The importance of time in telco data

The last topic addressed here is the importance of time in telecommunication data. Alarms, minute volumes, and fraud can have different signatures depending on the time of day, day of week and day of the year. For example, at Voipfuture we have predicted when the customer of a wholesale carrier would show a decrease in minute volume to a certain destination. We compared the predictive power of a neural network, which is not sensitive to developments in time, with the predictive power of a recurrent neural network, which is very sensitive to changes over time.

A screenshot showing a bar chart indicating the call minutes of a carrier over time. Red dashed lines show time periods where a recurrent neural network detected unexpected drops in the call volume.

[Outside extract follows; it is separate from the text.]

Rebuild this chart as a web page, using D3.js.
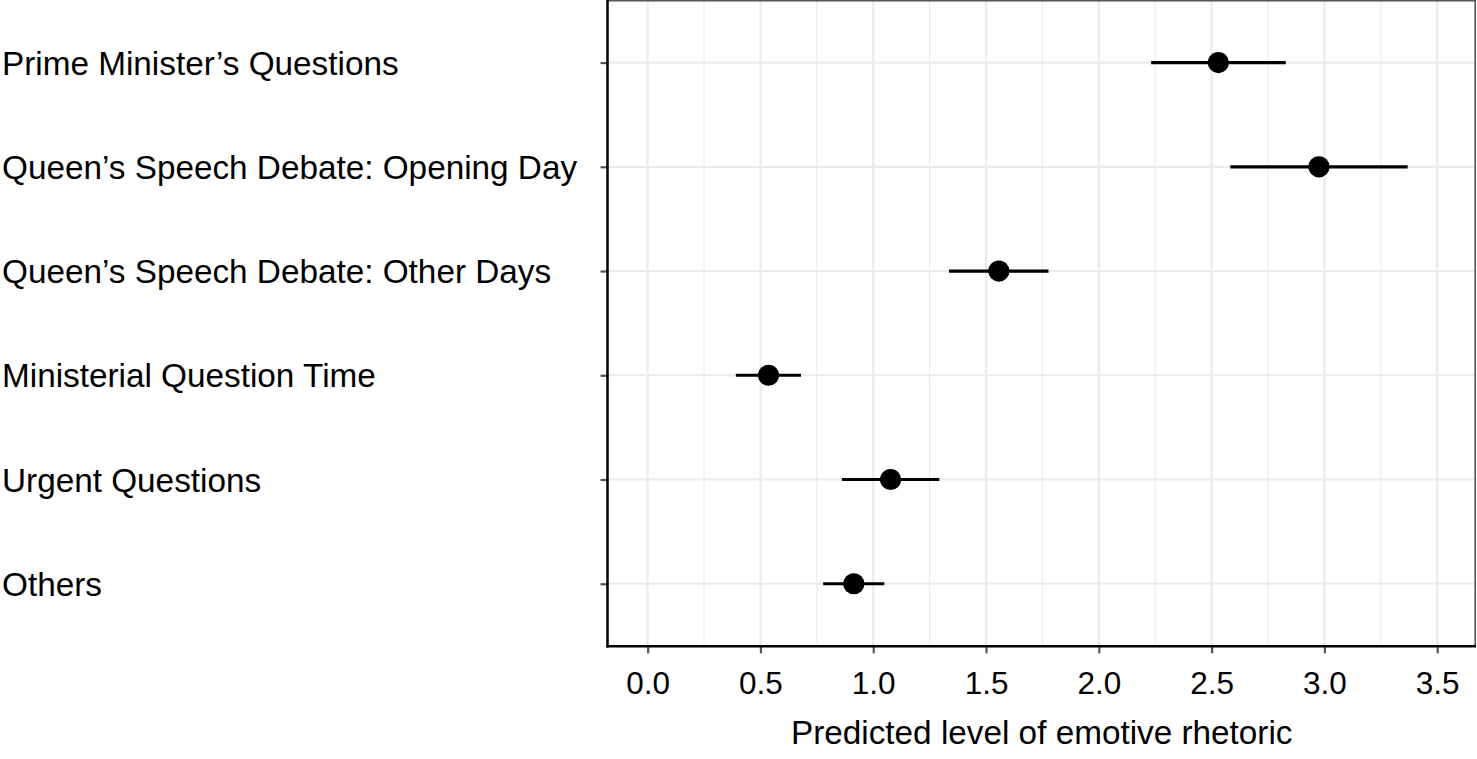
<!DOCTYPE html>
<html><head><meta charset="utf-8">
<script src="https://cdn.jsdelivr.net/npm/d3@7"></script>
<style>
html,body{margin:0;padding:0;background:#fff;}
svg{display:block;}
text{font-family:"Liberation Sans",Arial,Helvetica,sans-serif;fill:#000;}
</style></head>
<body>
<svg id="chart" width="1477" height="759"></svg>
<script>
const categories = ["Prime Minister\u2019s Questions","Queen\u2019s Speech Debate: Opening Day","Queen\u2019s Speech Debate: Other Days","Ministerial Question Time","Urgent Questions","Others"];
const estimates = [2.53, 2.976, 1.557, 0.536, 1.077, 0.914];
const lower = [2.232, 2.583, 1.336, 0.391, 0.861, 0.778];
const upper = [2.829, 3.369, 1.777, 0.680, 1.293, 1.049];
const xTicks = [0, 0.5, 1, 1.5, 2, 2.5, 3, 3.5];
const xMinor = [0.25, 0.75, 1.25, 1.75, 2.25, 2.75, 3.25];
const xTitle = "Predicted level of emotive rhetoric";

const svg = d3.select("#chart");
const L = 607.5, R = 1476, T = 0, B = 646.3;
const x = d3.scaleLinear().domain([-0.178, 3.672]).range([L, R]);
const y = d3.scalePoint().domain(categories).range([T, B]).padding(0.6);

// gridlines
const g = svg.append("g");
g.selectAll(".minor").data(xMinor).join("line")
  .attr("x1", d => x(d)).attr("x2", d => x(d)).attr("y1", T).attr("y2", B)
  .attr("stroke", "#ebebeb").attr("stroke-width", 1.1);
g.selectAll(".major").data(xTicks).join("line")
  .attr("x1", d => x(d)).attr("x2", d => x(d)).attr("y1", T).attr("y2", B)
  .attr("stroke", "#ebebeb").attr("stroke-width", 2.2);
g.selectAll(".hmajor").data(categories).join("line")
  .attr("x1", L).attr("x2", R).attr("y1", d => y(d)).attr("y2", d => y(d))
  .attr("stroke", "#ebebeb").attr("stroke-width", 2.2);

// panel border (top/right)
svg.append("line").attr("x1", L).attr("x2", R).attr("y1", 0.8).attr("y2", 0.8).attr("stroke", "#555").attr("stroke-width", 1.6);
svg.append("line").attr("x1", R - 0.8).attr("x2", R - 0.8).attr("y1", T).attr("y2", B).attr("stroke", "#555").attr("stroke-width", 1.6);

// error bars and points
const data = categories.map((c, i) => ({c, est: estimates[i], lo: lower[i], hi: upper[i]}));
svg.append("g").selectAll("line").data(data).join("line")
  .attr("x1", d => x(d.lo)).attr("x2", d => x(d.hi))
  .attr("y1", d => y(d.c)).attr("y2", d => y(d.c))
  .attr("stroke", "#000").attr("stroke-width", 3.2);
svg.append("g").selectAll("circle").data(data).join("circle")
  .attr("cx", d => x(d.est)).attr("cy", d => y(d.c)).attr("r", 10.6).attr("fill", "#000");

// x axis
const xAxis = d3.axisBottom(x).tickValues(xTicks).tickFormat(d3.format(".1f")).tickSize(7).tickPadding(18);
const xa = svg.append("g").attr("transform", `translate(0,${B})`).call(xAxis);
xa.select(".domain").remove();
xa.selectAll(".tick line").attr("stroke", "#555").attr("stroke-width", 2.2);
xa.selectAll(".tick text").attr("font-size", 31.5).attr("fill", "#000")
  .attr("font-family", "'Liberation Sans',Arial,Helvetica,sans-serif");

// y axis
const yAxis = d3.axisLeft(y).tickSize(7).tickFormat("");
const ya = svg.append("g").attr("transform", `translate(${L},0)`).call(yAxis);
ya.select(".domain").remove();
ya.selectAll(".tick line").attr("stroke", "#555").attr("stroke-width", 2.2);
svg.append("g").selectAll("text").data(categories).join("text")
  .attr("x", 2).attr("y", d => y(d)).attr("dy", "0.36em")
  .attr("font-size", 33.3).text(d => d);

// axis lines
svg.append("line").attr("x1", L).attr("x2", L).attr("y1", T).attr("y2", B + 1.2).attr("stroke", "#000").attr("stroke-width", 2.5);
svg.append("line").attr("x1", L - 1.2).attr("x2", R).attr("y1", B).attr("y2", B).attr("stroke", "#000").attr("stroke-width", 2.5);

// x title
svg.append("text").attr("x", (L + R) / 2).attr("y", 744).attr("text-anchor", "middle")
  .attr("font-size", 33.3).text(xTitle);
</script>
</body></html>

Even when including features with some temporal information in both models the recurrent neural network outperformed the simple neural network by far. That is, the simple neural network was not predicting days with substantial minute losses better than chance, whereas the recurrent neural network performed with an accuracy of approximately 99 %. Hence, the recurrent neural network helped to reveal how much profit would be lost, if unwanted fluctuations in minute volumes were not addressed.

Conclusion

AI/ML techniques have many applications in telecommunications and can for example help to detect fraud and anomalies, support root cause analysis, and automate service management.

But applying AI/ML to the telco domain also brings about its challenges. Here we gave a glimpse into some of these challenges and possible solutions to encourage an open informative discussion so that AI/ML becomes a usable tool rather than a fancy wish. This post is the beginning of a series on AI/ML in telecommunications and will be followed up by posts describing specific examples and the usage of AWS cloud services when setting up a model. The general aim is to create transparency and a mutual understanding of the topics.